── DATA IN THIS EXERCISE

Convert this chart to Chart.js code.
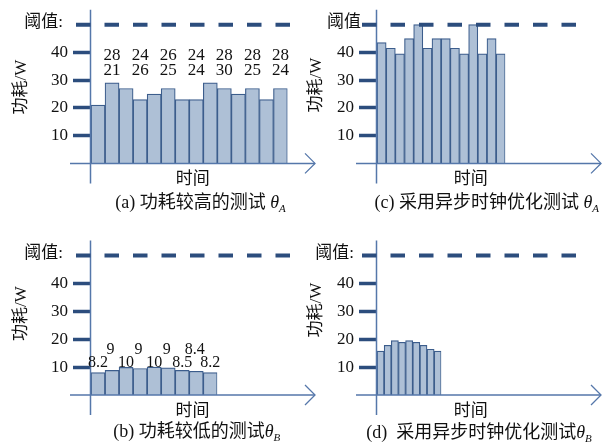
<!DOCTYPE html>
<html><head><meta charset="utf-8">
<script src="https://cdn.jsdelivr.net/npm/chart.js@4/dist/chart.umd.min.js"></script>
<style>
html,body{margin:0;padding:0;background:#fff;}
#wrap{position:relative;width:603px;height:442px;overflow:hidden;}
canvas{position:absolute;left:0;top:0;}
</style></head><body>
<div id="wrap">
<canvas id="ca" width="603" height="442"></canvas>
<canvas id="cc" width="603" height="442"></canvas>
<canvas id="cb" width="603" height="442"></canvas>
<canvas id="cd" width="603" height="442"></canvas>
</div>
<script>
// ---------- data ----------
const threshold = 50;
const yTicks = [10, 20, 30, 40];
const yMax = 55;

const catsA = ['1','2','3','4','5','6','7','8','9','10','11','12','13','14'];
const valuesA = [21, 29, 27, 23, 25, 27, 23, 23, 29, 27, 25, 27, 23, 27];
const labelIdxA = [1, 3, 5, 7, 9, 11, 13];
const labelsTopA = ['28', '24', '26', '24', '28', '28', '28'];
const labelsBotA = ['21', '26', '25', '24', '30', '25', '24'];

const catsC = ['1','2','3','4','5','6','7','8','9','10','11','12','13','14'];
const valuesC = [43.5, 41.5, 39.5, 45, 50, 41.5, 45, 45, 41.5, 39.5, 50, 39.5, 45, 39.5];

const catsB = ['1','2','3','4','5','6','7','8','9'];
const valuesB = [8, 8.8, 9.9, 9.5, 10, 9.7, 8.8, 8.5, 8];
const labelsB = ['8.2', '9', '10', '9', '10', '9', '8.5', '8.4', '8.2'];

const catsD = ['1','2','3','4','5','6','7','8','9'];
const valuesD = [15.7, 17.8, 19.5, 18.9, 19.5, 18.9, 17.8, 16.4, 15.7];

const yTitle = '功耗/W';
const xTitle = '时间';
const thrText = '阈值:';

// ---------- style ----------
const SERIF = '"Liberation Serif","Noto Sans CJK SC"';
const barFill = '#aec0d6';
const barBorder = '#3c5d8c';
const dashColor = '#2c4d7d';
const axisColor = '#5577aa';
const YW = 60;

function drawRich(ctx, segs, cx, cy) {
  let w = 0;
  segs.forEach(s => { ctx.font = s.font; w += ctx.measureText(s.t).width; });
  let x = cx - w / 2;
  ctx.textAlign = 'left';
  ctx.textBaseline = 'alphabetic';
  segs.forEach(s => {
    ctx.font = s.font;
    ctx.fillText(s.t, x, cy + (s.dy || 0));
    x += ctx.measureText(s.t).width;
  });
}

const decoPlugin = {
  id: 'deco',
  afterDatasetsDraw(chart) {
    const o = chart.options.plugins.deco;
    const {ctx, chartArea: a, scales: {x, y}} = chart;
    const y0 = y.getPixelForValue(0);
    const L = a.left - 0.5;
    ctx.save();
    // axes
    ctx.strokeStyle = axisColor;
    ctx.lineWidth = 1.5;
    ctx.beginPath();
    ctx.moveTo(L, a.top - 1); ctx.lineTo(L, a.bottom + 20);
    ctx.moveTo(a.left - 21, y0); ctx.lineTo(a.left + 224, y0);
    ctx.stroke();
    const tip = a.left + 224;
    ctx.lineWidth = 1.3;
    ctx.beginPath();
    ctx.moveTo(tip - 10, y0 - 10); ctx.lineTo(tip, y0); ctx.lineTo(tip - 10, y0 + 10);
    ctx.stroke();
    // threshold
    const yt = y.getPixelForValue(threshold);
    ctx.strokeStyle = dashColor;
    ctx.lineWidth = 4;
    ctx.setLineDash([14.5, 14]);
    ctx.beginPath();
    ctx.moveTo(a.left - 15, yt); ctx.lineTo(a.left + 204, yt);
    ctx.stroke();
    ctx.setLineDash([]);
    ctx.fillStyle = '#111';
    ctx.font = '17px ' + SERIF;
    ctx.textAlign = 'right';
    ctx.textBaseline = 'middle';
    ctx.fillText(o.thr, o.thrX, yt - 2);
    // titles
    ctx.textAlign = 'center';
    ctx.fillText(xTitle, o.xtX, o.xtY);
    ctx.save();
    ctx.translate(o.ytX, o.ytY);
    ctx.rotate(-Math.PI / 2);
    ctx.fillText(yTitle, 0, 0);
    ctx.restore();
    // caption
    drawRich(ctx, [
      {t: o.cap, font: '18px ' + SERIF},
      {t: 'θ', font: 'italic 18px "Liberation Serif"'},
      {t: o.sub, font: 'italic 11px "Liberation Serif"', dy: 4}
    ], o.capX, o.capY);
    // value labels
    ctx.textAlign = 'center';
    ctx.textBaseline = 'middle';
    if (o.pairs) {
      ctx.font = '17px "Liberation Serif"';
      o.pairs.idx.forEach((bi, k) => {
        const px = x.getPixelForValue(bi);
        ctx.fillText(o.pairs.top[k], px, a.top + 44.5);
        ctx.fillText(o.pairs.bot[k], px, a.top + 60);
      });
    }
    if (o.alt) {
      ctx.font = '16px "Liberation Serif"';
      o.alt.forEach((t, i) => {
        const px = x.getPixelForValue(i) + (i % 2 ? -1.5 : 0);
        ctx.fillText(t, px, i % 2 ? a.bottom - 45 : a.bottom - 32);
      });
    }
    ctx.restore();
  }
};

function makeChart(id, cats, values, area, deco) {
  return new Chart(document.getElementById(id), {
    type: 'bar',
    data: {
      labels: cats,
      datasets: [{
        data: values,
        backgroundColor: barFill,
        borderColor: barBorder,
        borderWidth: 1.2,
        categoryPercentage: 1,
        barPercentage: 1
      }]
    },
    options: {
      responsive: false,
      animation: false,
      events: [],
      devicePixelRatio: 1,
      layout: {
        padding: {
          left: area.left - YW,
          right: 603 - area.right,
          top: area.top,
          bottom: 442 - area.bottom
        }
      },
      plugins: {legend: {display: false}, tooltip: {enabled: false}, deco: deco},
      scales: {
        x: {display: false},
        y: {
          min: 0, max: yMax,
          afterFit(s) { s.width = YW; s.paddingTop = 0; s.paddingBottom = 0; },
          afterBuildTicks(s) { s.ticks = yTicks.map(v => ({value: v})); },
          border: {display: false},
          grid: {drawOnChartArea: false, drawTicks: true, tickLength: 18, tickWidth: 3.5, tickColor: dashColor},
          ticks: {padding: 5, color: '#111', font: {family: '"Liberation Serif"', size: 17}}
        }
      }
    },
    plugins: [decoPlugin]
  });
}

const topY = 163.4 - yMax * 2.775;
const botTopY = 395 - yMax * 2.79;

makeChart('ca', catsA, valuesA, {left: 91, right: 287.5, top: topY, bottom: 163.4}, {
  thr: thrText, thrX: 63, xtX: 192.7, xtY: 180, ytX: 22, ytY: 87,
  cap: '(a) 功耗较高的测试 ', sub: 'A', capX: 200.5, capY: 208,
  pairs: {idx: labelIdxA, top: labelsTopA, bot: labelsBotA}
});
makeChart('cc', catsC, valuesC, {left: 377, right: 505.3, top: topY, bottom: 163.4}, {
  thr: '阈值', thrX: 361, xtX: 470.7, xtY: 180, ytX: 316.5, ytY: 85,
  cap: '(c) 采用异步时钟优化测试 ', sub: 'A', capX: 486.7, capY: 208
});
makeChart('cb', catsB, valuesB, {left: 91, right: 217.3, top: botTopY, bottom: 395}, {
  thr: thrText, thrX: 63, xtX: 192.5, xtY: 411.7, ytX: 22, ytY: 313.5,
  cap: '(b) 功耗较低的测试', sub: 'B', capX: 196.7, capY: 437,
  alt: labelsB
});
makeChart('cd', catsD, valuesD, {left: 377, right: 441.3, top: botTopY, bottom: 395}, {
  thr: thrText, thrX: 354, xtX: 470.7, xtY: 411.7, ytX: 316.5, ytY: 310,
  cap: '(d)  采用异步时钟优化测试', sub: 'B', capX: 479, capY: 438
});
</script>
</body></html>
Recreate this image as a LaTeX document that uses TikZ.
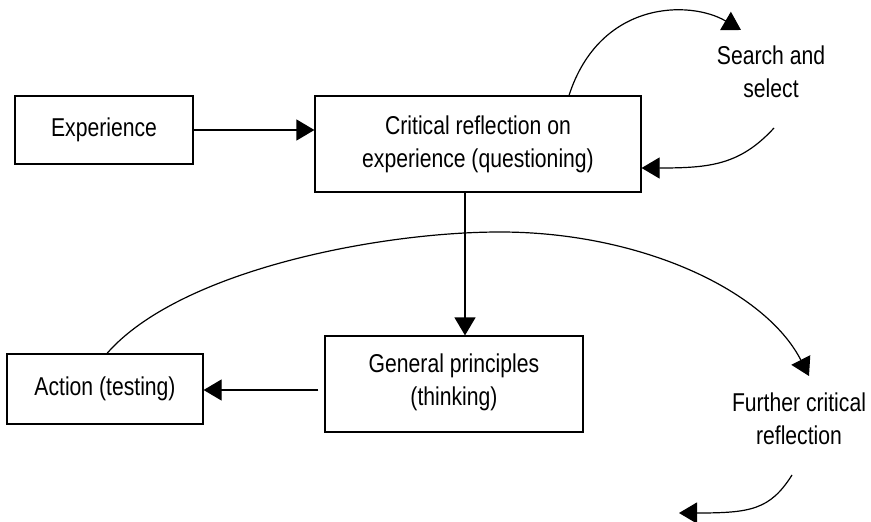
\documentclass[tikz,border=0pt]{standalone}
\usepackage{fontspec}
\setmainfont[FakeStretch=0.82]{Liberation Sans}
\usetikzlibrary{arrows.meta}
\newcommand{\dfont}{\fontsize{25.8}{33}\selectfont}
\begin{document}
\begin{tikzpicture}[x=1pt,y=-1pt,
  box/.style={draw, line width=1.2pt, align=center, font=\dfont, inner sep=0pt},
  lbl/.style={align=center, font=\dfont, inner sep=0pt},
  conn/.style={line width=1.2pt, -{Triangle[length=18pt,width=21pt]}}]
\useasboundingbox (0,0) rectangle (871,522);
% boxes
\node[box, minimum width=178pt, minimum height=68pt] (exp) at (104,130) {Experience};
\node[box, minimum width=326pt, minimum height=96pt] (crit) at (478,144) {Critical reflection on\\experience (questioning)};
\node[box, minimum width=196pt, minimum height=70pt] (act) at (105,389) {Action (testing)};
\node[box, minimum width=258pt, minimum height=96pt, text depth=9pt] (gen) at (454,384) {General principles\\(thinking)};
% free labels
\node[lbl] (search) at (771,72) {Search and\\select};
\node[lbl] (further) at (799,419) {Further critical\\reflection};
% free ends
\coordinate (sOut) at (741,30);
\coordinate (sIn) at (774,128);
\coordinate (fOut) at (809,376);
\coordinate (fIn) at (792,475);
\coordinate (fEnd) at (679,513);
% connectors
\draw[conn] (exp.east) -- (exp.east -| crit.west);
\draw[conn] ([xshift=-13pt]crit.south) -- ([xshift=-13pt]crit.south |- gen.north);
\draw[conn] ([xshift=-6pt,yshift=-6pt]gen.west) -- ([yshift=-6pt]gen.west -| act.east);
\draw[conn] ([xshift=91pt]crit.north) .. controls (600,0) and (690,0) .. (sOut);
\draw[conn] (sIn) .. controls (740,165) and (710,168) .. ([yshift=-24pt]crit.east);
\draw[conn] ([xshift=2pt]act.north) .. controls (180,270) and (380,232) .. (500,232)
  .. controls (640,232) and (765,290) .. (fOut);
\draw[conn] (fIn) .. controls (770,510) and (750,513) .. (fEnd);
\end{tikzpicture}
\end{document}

────

- EXERCISE DETAILS: Write out the lines from the start of the material to the line with "const yMax = 55;", inclusive and exactly. Skip the pictures.

- WRITTEN ANSWER:
Convert this chart to Chart.js code.
<!DOCTYPE html>
<html><head><meta charset="utf-8">
<script src="https://cdn.jsdelivr.net/npm/chart.js@4/dist/chart.umd.min.js"></script>
<style>
html,body{margin:0;padding:0;background:#fff;}
#wrap{position:relative;width:603px;height:442px;overflow:hidden;}
canvas{position:absolute;left:0;top:0;}
</style></head><body>
<div id="wrap">
<canvas id="ca" width="603" height="442"></canvas>
<canvas id="cc" width="603" height="442"></canvas>
<canvas id="cb" width="603" height="442"></canvas>
<canvas id="cd" width="603" height="442"></canvas>
</div>
<script>
// ---------- data ----------
const threshold = 50;
const yTicks = [10, 20, 30, 40];
const yMax = 55;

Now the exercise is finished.